Review: 'Bread and Butter'

Bread and Butter
By Michelle Wildgen
Fiction
February 2014
Doubleday
ISBN: 978-0385537438

Three brothers, two restaurants and falling in love are the ingredients in Michelle Wildgen's winning Bread and Butter, a quiet novel about familiar satisfactions.

Britt and Leo never really left their hometown. Leo started, and Britt soon came in to run the front, of Winesap, a refined yet comfortable restaurant named for the trees in their parents' yard. The restaurant is a well-oiled machine and the brothers are growing middle-aged settling in as essential cogs of that machinery.

Younger brother Harry has kicked around here and there, dividing his time between university courses and cooking. His exploits have included travel, a stint in an Alaskan salmon cannery and cookng at a self-sustaining restaurant on a Michigan island. He's back home now, too, and plans to open his own restaurant. The older two are skeptical but not unencouraging. Until Harry's vision clicks for one of the brothers and he becomes Harry's partner, dividing his time between the new place and Winesap.

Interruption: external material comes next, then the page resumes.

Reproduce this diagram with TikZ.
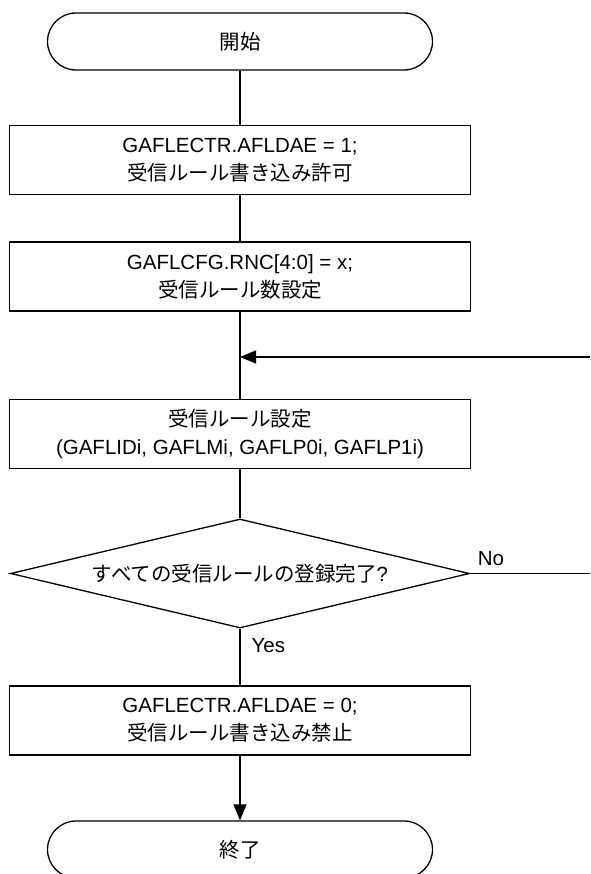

At the same time, Britt, who appears as confident, is slightly rattled by the appearance of a confident woman who begins dining at Winesap regularly and who knows Harry. Then Leo's eyes are finally opened about someone who has been there the whole time.

That the ensuing complications and conflicts arise not from the men falling in love with these women -- although their falling in love opens them both up -- is one of the calm delights of this novel. It's a pleasure to read a book that is not about brothers fighting over women or fighting over who is smarter and the better entrepreneur and the more accomplished foodie.

Rather, it is a pleasure to read a novel about brothers who love each other, get to know each other and themselves a bit better, and who enjoy what they are doing.

Also, the parts about food are delicious. Wildgen knows what she is writing about, whether it is family or food.